The PANEL Procedure

Overview: PANEL Procedure

The PANEL procedure analyzes a class of linear econometric models that commonly arise when time series and cross-sectional data are combined. This type of pooled data on time series cross-sectional bases is often referred to as panel data. Typical examples of panel data include observations over time on households, countries, firms, trade, and so on. For example, in the case of survey data on household income, the panel is created by repeatedly surveying the same households in different time periods (years).

The panel data models can be grouped into several categories depending on the structure of the error term. The PANEL procedure uses the following error structures and the corresponding methods to analyze data:

one-way and two-way models
fixed-effects and random-effects models
autoregressive models
moving average models

A one-way model depends only on the cross section to which the observation belongs. A two-way model depends on both the cross section and the time period to which the observation belongs.

Apart from the possible one-way or two-way nature of the effect, the other dimension of difference between the possible specifications is the nature of the cross-sectional or time-series effect. The models are referred to as fixed-effects models if the effects are nonrandom and as random-effects models otherwise.

If the effects are fixed, the models are essentially regression models with dummy variables that correspond to the specified effects. For fixed-effects models, ordinary least squares (OLS) estimation is the best linear unbiased estimator. Random-effects models use a two-stage approach. In the first stage, variance components are calculated by using methods described by Fuller and Battese (1974), Wansbeek and Kapteyn (1984), Wallace and Hussain (1969), or Nerlove (1971). In the second stage, variance components are used to standardize the data, and ordinary least squares (OLS) regression is performed.

Two types of models in the PANEL procedure accommodate an autoregressive structure: The Parks method estimates a first-order autoregressive model with contemporaneous correlation, and the dynamic panel estimator estimates an autoregressive model with lagged dependent variable.

The Da Silva method estimates a mixed variance-component moving-average error process. The regression parameters are estimated by using a two-step generalized least squares (GLS)-type estimator.

The PANEL procedure enhances the features that were implemented in the TSCSREG procedure. The following list shows the most important additions.

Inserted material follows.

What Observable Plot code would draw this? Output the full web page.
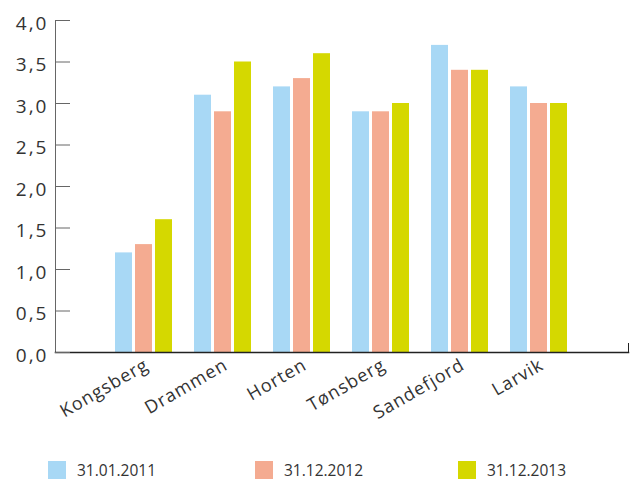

New estimation methods include between estimators, pooled estimators, and dynamic panel estimators that use the generalized method of moments (GMM). The variance components for random-effects models can be calculated for both balanced and unbalanced panels by using the methods described by Fuller and Battese (1974), Wansbeek and Kapteyn (1984), Wallace and Hussain (1969), or Nerlove (1971).
The CLASS statement creates classification variables that are used in the analysis.
The TEST statement includes new options for Wald, Lagrange multiplier, and the likelihood ratio tests.
The new RESTRICT statement specifies linear restrictions on the parameters.
The FLATDATA statement enables the data to be in a compressed form.
Several methods that produce heteroscedasticity-consistent covariance matrices (HCCME) are added because the presence of heteroscedasticity can result in inefficient and biased estimates of the variance-covariance matrix in the OLS framework.
The LAG statement can generate a large number of missing values, depending on lag order. Typically, it is difficult to create lagged variables in the panel setting. If lagged variables are created in a DATA step, several programming steps that include loops are often needed. By including the LAG statement, the PANEL procedure makes the creation of lagged values easy. The missing values can be replaced with zeros, overall mean, time mean, or cross section mean by using the LAG, ZLAG, XLAG, SLAG, and CLAG statements.
The OUTPUT statement enables you to output data and estimates that can be used in other analyses.